The Court held that – in the event that an individual who sets up the contacts and puts together the virtual friendships of a Facebook Group is an entrepreneur – the relationships with the users of such Group (who usually act in a merely social context) change and become economically and commercially important.
A Group constituted within the social network Facebook should be considered, therefore, an atypical distinctive sign to be protected against acts of unfair competition and in particular against acts of passing off (qualified by article 2598, no. 1 of the Italian Civil Code as the use of competitors’ distinctive signs with a view to giving rise to a risk of confusion with such competitors’ products and activities).
The case at hand concerned the creation of an Alfa S.r.l. Facebook Group by an employee of the latter company, in which there were references to (sports clothing) products commercialized by Alfa s.r.l., as well as a hyperlink to the company’s internet site.
After such employee had left Alfa s.r.l., the former started working for Beta s.r.l. (which was a company run by his wife that was also active in the same field of business of Alfa s.r.l.) and changed the name of the Facebook Group from Alfa to Beta, changing the hyperlink to such Group and leaving unchanged some of the references to products commercialized by Alfa s.r.l. (as well as to the latter’s trademark).
The former employee of Alfa sent, moreover, a notice in writing to all of the Group’s contacts, inviting them to visit the Beta s.r.l. website, which was specifically defined as the Alfa s.r.l. web site.
The Court held, therefore, that the aim of creating a Facebook Group is that of exploiting the potential of the Internet and of the extremely well-known social network for the purpose of creating numerous privileged interactive contacts with subjects who are interested in a given category of products (i.e. sports clothing). It followed therefrom that the sign used in connection therewith would have acquired a specific economic value and should, as such, be qualified as an atypical distinctive sign to be protected by article 2598 n. 1 of the Italian Civil Code against acts of passing off.
The Court justified its interpretation of article 2598 by stressing how the Italian Supreme Court had – with judgment no. 24620 dated December 3, 2010 – stressed the importance of the use of atypical distinctive signs (i.e. internet domain names) in an advertising context with a view to attracting consumers to the products or services of a given company operating on the internet.

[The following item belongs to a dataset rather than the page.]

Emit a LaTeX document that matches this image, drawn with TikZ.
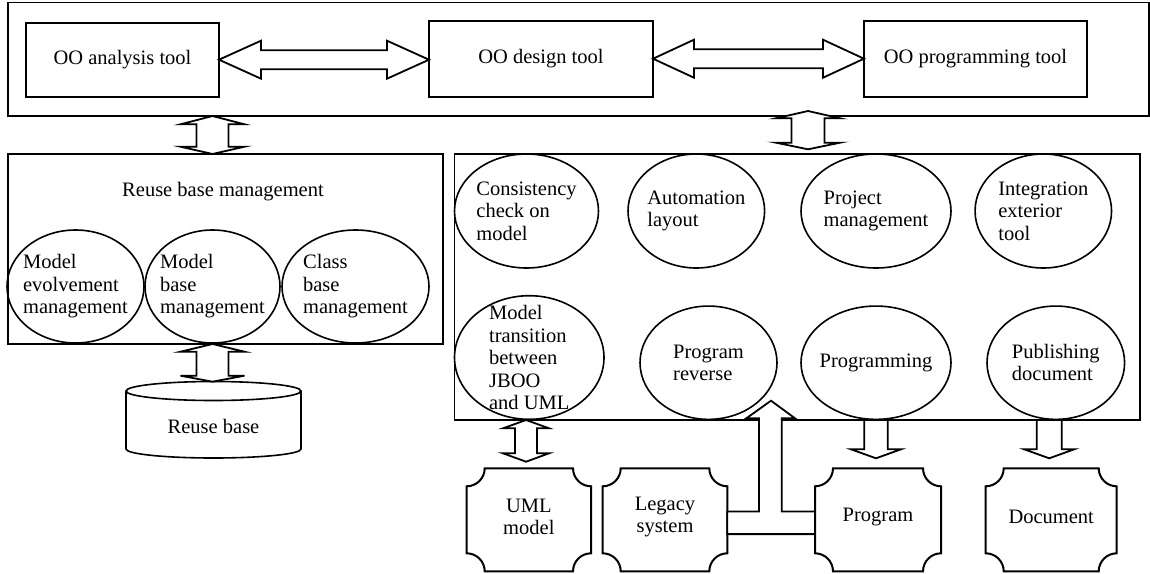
\documentclass[tikz,border=0pt]{standalone}
\usepackage{fontspec}
\setmainfont{Liberation Serif}
\usetikzlibrary{shapes.geometric,calc}

\tikzset{
  frame/.style={draw, line width=1.1pt, inner sep=0pt, outer sep=0pt},
  toolbox/.style={draw, line width=1.8pt, inner sep=0pt, outer sep=0pt},
  oval/.style={draw, ellipse, line width=1.6pt, inner sep=0pt, outer sep=0pt},
  txt/.style={align=left, inner sep=0pt},
  plaquebox/.style={inner sep=0pt, outer sep=0pt, align=center},
  blk/.style={draw, fill=white, line width=1.8pt, line join=miter},
}

% vertical block arrow with two heads: top tip, bottom tip, shaft half-width, head half-width, top head length, bottom head length
\newcommand\vdarrow[6]{%
  \path[blk] let \p1=(#1), \p2=(#2) in
    (\x1,\y1) -- (\x1+#4,\y1-#5) -- (\x1+#3,\y1-#5) -- (\x1+#3,\y2+#6) -- (\x1+#4,\y2+#6)
    -- (\x1,\y2) -- (\x1-#4,\y2+#6) -- (\x1-#3,\y2+#6) -- (\x1-#3,\y1-#5) -- (\x1-#4,\y1-#5) -- cycle;}

% horizontal block arrow with two heads: left tip, right tip, shaft half-width, head half-width, head length
\newcommand\hdarrow[5]{%
  \path[blk] let \p1=(#1), \p2=(#2) in
    (\x1,\y1) -- (\x1+#5,\y1+#4) -- (\x1+#5,\y1+#3) -- (\x2-#5,\y1+#3) -- (\x2-#5,\y1+#4)
    -- (\x2,\y1) -- (\x2-#5,\y1-#4) -- (\x2-#5,\y1-#3) -- (\x1+#5,\y1-#3) -- (\x1+#5,\y1-#4) -- cycle;}

% downward block arrow: tail point, tip point, shaft half-width, head half-width, head length
\newcommand\vsarrow[5]{%
  \path[blk] let \p1=(#1), \p2=(#2) in
    (\x1-#3,\y1) -- (\x1+#3,\y1) -- (\x1+#3,\y2+#5) -- (\x1+#4,\y2+#5)
    -- (\x1,\y2) -- (\x1-#4,\y2+#5) -- (\x1-#3,\y2+#5) -- cycle;}

% plaque outline (concave corners) around a node
\newcommand\plaqueoutline[1]{%
  \draw[line width=2pt, fill=white] let \p1=(#1.north west), \p2=(#1.south east) in
    (\x1,\y1-18pt) .. controls (\x1+9.9pt,\y1-18pt) and (\x1+18pt,\y1-9.9pt) .. (\x1+18pt,\y1)
    -- (\x2-18pt,\y1) .. controls (\x2-18pt,\y1-9.9pt) and (\x2-9.9pt,\y1-18pt) .. (\x2,\y1-18pt)
    -- (\x2,\y2+18pt) .. controls (\x2-9.9pt,\y2+18pt) and (\x2-18pt,\y2+9.9pt) .. (\x2-18pt,\y2)
    -- (\x1+18pt,\y2) .. controls (\x1+18pt,\y2+9.9pt) and (\x1+9.9pt,\y2+18pt) .. (\x1,\y2+18pt)
    -- cycle;}

\begin{document}
\begin{tikzpicture}[x=1pt, y=-1pt, font=\fontsize{20.5}{22.5}\selectfont]
\useasboundingbox (0,0) rectangle (1150,573);
\fill[white] (0,0) rectangle (1150,573);

% ---- tool layer ----
\node[frame, minimum width=1141pt, minimum height=113.3pt] (top) at (578.5,59.35) {};
\node[toolbox, minimum width=193pt, minimum height=74pt] (ana) at (122.5,59.7) {OO analysis tool};
\node[toolbox, minimum width=224pt, minimum height=76pt] (des) at (541,58.7) {OO design tool};
\node[toolbox, minimum width=223pt, minimum height=76pt] (ptool) at (975.5,58.7) {OO programming tool};

% ---- reuse base management ----
\node[frame, minimum width=435pt, minimum height=190pt] (rbm) at (225.5,249) {};
\node[txt] (rbmt) at (223,192) {Reuse base management};
\node[oval, minimum width=137pt, minimum height=113pt] (e1) at (75.5,286.5) {};
\node[oval, minimum width=135pt, minimum height=113pt] (e2) at (212.5,286.5) {};
\node[oval, minimum width=147pt, minimum height=113pt] (e3) at (355.5,286.5) {};
\node[txt] (e1t) at (e1) {Model\\evolvement\\management};
\node[txt] (e2t) at (e2) {Model\\base\\management};
\node[txt] (e3t) at (e3) {Class\\base\\management};

% ---- reuse base store ----
\draw[line width=1.6pt, fill=white] (126,391) -- (126,449) arc(180:0:87.5 and 9) -- (301,391);
\draw[line width=1.6pt] (213.5,391) ellipse (87.5 and 9.5);
\coordinate (cyltop) at (213.5,381.7);
\node[txt] (rb) at (213.5,426) {Reuse base};

% ---- tool services ----
\node[frame, minimum width=685.5pt, minimum height=266pt] (tb) at (797.25,287) {};
\node[oval, minimum width=144pt, minimum height=114pt] (c1) at (526.5,211) {};
\node[oval, minimum width=136.6pt, minimum height=114pt] (c2) at (696.3,211) {};
\node[oval, minimum width=150pt, minimum height=114pt] (c3) at (876,211) {};
\node[oval, minimum width=136.5pt, minimum height=114pt] (c4) at (1043.3,211) {};
\node[oval, minimum width=149.5pt, minimum height=123.6pt] (c5) at (529.25,357.5) {};
\node[oval, minimum width=137pt, minimum height=113.3pt] (c6) at (708.5,362.7) {};
\node[oval, minimum width=150pt, minimum height=113.3pt] (c7) at (876,362.7) {};
\node[oval, minimum width=137.6pt, minimum height=113.3pt] (c8) at (1055.8,362.7) {};
\node[txt] (c1t) at (c1) {Consistency\\check on\\model};
\node[txt] (c2t) at (c2) {Automation\\layout};
\node[txt] (c3t) at (c3) {Project\\management};
\node[txt] (c4t) at (c4) {Integration\\exterior\\tool};
\node[txt] (c5t) at (c5) {Model\\transition\\between\\JBOO\\and UML};
\node[txt] (c6t) at (c6) {Program\\reverse};
\node[txt] (c7t) at (c7) {Programming};
\node[txt] (c8t) at (c8) {Publishing\\document};

% ---- artefacts ----
\node[plaquebox, minimum width=124.3pt, minimum height=103pt] (uml) at (528.85,519.8) {};
\node[plaquebox, minimum width=124.6pt, minimum height=103pt] (leg) at (665,519.8) {};
\node[plaquebox, minimum width=126pt, minimum height=103pt] (prgm) at (878,519.8) {};
\node[plaquebox, minimum width=131pt, minimum height=103pt] (doc) at (1051.2,519.8) {};
\plaqueoutline{uml}
\plaqueoutline{leg}
\plaqueoutline{prgm}
\plaqueoutline{doc}
\node[align=center, inner sep=0pt] (umlt) at (528.85,517) {UML\\model};
\node[align=center, inner sep=0pt] (legt) at (665,517) {Legacy\\system};
\node[align=center, inner sep=0pt] (prgmt) at (878,517) {Program};
\node[align=center, inner sep=0pt] (doct) at (1051.2,517) {Document};

% ---- connectors ----
\hdarrow{ana.east}{des.west}{9.5pt}{19pt}{42pt}
\hdarrow{des.east}{ptool.west}{9.5pt}{19pt}{41pt}

\vdarrow{top.south -| e2.center}{rbm.north -| e2.center}{16pt}{32pt}{8.3pt}{7.3pt}
\vdarrow{rbm.south -| e2.center}{cyltop}{16pt}{32pt}{7.7pt}{6pt}

\coordinate (rcol) at (808,0);
\path (top.south -| rcol) ++(0,-5) coordinate (ra);
\path (tb.north -| rcol) ++(0,-4.7) coordinate (rbt);
\vdarrow{ra}{rbt}{16.5pt}{32pt}{7.3pt}{6.6pt}

\path (uml.north) ++(-2.8,-6.6) coordinate (umltip);
\vdarrow{tb.south -| umltip}{umltip}{11pt}{23pt}{8.3pt}{8.4pt}

\path (prgm.north -| c7) ++(0,-10) coordinate (prgtip);
\vsarrow{tb.south -| c7}{prgtip}{11.7pt}{25pt}{9pt}
\path (doc.north) ++(-2,-10) coordinate (doctip);
\vsarrow{tb.south -| doctip}{doctip}{12.5pt}{25pt}{9pt}

% legacy system and program feed the reverse engineering service
\path[blk] let \p1=(leg.east), \p2=(prgm.west), \p3=(tb.south) in
  (\x1,\y1+8.3pt) -- (\x1+31.7pt,\y1+8.3pt) -- (\x1+31.7pt,\y3+1.7pt) -- (\x1+19pt,\y3+1.7pt)
  -- (\x1+43.7pt,\y3+19.3pt) -- (\x1+67.7pt,\y3+1.7pt) -- (\x1+54.4pt,\y3+1.7pt)
  -- (\x1+54.4pt,\y1+8.3pt) -- (\x2,\y1+8.3pt) -- (\x2,\y1-14.3pt) -- (\x1,\y1-14.3pt) -- cycle;
\end{tikzpicture}
\end{document}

The Court had to decide, finally, whether the mere fact of creating the original Facebook Group by an individual who at the time was an employee of Alfa s.r.l. entitled such employee to the rights on the same Group.
The Court found that the former employee of Alfa s.r.l. carried out the aforementioned activity in relation to the aforementioned Facebook Group exclusively in the interest of the former company.
The specific rules issued by Facebook in relation to the creation and/or amendment of the contents put on-line by the users of such group could not, in the Court’s opinion, constitute a lex specialis capable of derogating from provisions of law governing such matter.